# Given exercise
From the entries below, reproduce exactly the lines from the one with "Give me the D3.js source for this chart." through the one with "var seriesColors = ['#1c1c1c', '#3434dc', '#e2343c', '#2ede2e'];", both included, without images.

# Data shown
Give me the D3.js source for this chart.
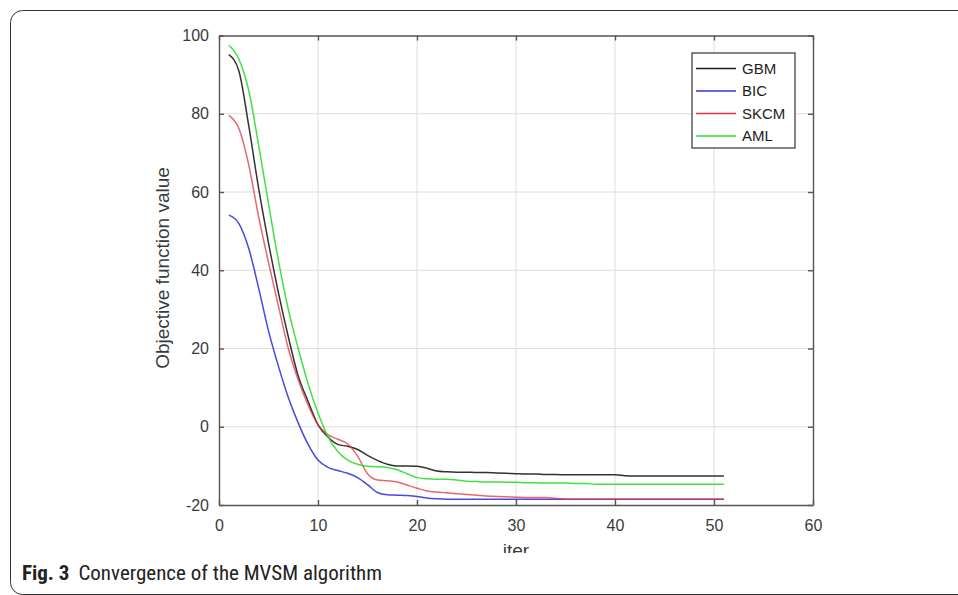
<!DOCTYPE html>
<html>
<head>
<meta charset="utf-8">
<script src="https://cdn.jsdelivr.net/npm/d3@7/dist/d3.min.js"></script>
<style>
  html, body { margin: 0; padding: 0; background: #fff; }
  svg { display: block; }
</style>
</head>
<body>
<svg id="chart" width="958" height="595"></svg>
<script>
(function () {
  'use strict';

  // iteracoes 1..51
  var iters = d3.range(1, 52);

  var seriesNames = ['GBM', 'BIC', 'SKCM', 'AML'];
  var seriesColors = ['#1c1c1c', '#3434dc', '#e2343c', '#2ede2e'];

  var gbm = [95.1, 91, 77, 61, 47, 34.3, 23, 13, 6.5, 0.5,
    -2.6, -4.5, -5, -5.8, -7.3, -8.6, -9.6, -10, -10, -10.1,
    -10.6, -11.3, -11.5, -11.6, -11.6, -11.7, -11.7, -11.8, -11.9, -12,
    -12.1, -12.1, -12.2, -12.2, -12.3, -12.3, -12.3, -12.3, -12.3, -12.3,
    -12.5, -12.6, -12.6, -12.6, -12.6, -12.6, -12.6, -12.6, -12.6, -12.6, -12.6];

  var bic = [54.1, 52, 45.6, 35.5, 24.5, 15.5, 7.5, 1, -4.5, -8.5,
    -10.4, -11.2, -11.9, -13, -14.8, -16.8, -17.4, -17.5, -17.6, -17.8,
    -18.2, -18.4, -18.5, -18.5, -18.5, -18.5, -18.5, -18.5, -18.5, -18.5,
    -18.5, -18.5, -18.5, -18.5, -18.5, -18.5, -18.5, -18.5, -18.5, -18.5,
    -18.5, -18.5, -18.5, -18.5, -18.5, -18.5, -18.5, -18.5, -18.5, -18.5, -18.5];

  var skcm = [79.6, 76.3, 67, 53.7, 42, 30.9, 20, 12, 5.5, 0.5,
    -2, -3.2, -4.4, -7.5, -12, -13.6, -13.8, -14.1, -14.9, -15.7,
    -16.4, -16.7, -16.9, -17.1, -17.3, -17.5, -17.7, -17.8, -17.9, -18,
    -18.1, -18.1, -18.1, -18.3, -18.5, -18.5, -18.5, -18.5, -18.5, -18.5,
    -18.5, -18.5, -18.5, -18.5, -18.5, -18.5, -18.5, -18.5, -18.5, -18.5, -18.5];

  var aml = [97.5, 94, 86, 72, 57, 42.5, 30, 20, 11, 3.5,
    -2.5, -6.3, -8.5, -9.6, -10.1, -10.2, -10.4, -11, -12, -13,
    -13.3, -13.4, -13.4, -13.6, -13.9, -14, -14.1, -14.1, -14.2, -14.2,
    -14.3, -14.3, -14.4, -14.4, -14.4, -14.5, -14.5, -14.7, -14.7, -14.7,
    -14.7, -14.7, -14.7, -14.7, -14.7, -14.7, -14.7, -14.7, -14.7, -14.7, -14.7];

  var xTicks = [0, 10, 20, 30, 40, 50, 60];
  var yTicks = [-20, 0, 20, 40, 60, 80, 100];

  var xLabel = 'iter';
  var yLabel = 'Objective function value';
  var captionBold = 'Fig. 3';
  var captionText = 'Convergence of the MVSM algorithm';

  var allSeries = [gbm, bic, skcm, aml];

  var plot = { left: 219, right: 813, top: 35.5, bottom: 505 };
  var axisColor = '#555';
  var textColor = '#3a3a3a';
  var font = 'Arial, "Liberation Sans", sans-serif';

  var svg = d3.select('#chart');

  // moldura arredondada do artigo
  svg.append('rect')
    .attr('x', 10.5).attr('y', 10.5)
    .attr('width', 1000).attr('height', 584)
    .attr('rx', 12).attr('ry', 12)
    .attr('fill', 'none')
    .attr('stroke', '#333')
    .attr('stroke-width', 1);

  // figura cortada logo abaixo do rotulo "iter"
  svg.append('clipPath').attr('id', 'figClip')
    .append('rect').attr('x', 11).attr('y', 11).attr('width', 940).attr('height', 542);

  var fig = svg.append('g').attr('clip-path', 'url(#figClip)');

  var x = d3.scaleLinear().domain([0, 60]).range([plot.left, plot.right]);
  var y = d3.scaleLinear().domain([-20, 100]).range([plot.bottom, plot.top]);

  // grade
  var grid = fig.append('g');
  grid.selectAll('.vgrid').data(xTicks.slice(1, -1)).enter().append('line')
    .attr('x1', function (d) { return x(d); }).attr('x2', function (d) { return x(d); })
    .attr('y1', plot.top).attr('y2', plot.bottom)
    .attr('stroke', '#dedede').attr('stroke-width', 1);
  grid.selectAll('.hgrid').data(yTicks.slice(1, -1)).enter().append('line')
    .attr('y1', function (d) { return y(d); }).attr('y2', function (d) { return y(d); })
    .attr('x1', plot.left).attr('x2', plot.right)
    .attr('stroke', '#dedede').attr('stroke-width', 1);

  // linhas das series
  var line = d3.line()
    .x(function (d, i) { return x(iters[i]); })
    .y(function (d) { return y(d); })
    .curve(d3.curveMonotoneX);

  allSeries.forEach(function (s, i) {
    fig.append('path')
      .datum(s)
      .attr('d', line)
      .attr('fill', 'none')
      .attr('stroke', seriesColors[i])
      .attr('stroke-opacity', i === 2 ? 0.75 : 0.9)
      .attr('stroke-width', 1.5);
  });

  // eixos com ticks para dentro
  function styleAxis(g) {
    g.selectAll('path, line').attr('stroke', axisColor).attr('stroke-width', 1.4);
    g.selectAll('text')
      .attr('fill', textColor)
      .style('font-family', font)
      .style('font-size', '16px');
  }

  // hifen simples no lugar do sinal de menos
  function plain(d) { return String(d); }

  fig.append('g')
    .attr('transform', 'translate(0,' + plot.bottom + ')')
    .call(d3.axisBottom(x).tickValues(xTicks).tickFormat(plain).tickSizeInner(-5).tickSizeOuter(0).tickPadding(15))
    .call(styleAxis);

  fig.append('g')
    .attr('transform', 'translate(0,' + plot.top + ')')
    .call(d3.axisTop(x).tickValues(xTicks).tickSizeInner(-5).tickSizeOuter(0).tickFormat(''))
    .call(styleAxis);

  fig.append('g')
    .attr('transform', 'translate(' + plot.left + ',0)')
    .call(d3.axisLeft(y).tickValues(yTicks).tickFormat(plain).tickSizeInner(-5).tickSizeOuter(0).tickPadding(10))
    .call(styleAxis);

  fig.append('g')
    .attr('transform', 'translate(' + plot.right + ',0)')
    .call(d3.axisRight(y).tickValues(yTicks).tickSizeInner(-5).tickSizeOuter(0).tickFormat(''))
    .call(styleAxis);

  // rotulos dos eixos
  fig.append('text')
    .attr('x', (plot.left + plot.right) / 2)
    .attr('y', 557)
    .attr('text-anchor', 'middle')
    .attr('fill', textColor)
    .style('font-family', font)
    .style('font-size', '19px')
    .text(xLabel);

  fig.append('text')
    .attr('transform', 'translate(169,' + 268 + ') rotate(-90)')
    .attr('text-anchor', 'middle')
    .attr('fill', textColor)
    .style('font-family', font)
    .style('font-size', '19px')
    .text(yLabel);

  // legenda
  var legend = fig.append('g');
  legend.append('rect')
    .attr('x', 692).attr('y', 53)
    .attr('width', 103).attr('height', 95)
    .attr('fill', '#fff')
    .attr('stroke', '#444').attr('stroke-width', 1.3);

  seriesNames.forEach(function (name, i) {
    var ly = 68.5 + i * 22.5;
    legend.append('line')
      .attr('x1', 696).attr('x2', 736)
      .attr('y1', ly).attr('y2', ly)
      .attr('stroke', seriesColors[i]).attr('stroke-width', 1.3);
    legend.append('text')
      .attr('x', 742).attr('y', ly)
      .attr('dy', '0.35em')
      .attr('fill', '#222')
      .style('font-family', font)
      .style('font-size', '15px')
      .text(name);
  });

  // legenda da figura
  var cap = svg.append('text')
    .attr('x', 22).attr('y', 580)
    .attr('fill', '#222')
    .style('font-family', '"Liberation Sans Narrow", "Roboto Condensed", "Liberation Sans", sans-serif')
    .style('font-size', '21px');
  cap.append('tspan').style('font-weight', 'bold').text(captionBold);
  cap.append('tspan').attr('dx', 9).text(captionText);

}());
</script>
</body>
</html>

---

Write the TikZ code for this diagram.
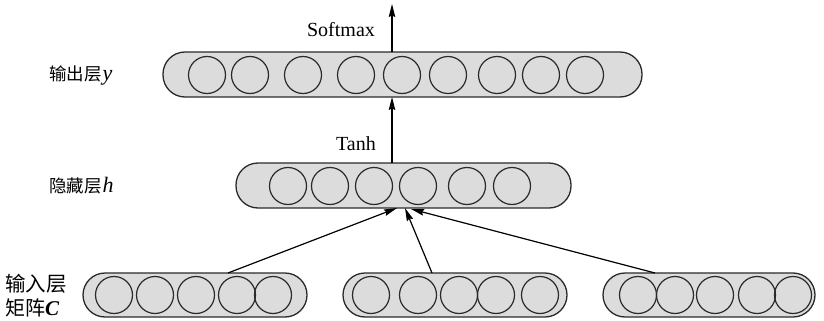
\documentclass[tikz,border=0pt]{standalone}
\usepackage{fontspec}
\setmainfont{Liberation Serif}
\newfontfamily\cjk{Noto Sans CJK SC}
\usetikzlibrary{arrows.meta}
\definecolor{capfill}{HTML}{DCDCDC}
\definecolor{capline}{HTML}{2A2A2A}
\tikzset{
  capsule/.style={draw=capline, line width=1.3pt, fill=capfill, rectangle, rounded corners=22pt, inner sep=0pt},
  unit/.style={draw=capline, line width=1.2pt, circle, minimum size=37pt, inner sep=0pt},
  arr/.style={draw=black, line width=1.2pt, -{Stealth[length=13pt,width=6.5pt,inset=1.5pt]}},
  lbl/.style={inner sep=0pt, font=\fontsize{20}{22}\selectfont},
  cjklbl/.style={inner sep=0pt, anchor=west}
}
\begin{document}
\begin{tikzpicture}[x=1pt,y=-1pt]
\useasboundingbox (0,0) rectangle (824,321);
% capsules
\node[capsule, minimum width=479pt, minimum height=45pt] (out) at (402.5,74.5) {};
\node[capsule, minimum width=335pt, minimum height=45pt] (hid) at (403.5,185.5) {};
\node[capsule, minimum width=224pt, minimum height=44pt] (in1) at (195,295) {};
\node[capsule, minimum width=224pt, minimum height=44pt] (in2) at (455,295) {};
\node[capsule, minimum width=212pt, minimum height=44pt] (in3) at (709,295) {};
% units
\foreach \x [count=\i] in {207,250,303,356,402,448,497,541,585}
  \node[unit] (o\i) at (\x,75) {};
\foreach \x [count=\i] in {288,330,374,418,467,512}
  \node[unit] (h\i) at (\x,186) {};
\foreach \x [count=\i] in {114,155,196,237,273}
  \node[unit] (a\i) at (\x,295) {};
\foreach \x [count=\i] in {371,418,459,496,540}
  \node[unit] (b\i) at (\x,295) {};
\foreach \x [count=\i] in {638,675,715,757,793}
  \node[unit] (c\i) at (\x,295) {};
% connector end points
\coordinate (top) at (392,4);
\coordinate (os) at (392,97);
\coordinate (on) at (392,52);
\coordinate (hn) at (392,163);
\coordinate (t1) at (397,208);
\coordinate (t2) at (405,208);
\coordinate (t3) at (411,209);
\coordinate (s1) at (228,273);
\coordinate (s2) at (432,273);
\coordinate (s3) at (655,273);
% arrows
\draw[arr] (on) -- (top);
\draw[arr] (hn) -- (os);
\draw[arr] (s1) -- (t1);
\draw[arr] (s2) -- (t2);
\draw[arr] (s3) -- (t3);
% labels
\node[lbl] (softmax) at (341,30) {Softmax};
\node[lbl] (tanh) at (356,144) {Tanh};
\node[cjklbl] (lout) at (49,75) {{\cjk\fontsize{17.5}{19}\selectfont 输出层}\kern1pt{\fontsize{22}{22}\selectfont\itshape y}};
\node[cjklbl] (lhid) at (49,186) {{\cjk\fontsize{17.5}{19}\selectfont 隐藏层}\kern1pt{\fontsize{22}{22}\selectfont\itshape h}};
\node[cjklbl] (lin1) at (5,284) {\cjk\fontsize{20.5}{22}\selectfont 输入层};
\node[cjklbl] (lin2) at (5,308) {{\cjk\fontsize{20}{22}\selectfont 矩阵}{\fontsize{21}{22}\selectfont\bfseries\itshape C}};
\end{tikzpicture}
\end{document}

* * *

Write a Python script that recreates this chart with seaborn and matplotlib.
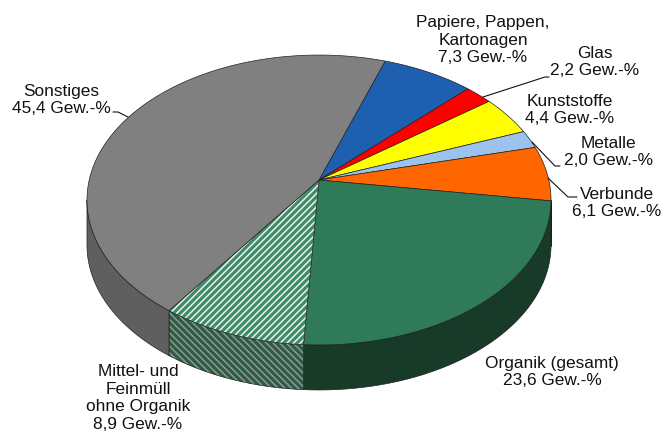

# Final result
Give me the D3.js source for this chart.
<!DOCTYPE html>
<html>
<head>
<meta charset="utf-8">
<script src="https://cdn.jsdelivr.net/npm/d3@7/dist/d3.min.js"></script>
<style>
  html, body { margin: 0; padding: 0; background: #fff; }
  svg { display: block; }
</style>
</head>
<body>
<svg id="chart" width="958" height="595"></svg>
<script>
(function () {
  'use strict';

  // iteracoes 1..51
  var iters = d3.range(1, 52);

  var seriesNames = ['GBM', 'BIC', 'SKCM', 'AML'];
  var seriesColors = ['#1c1c1c', '#3434dc', '#e2343c', '#2ede2e'];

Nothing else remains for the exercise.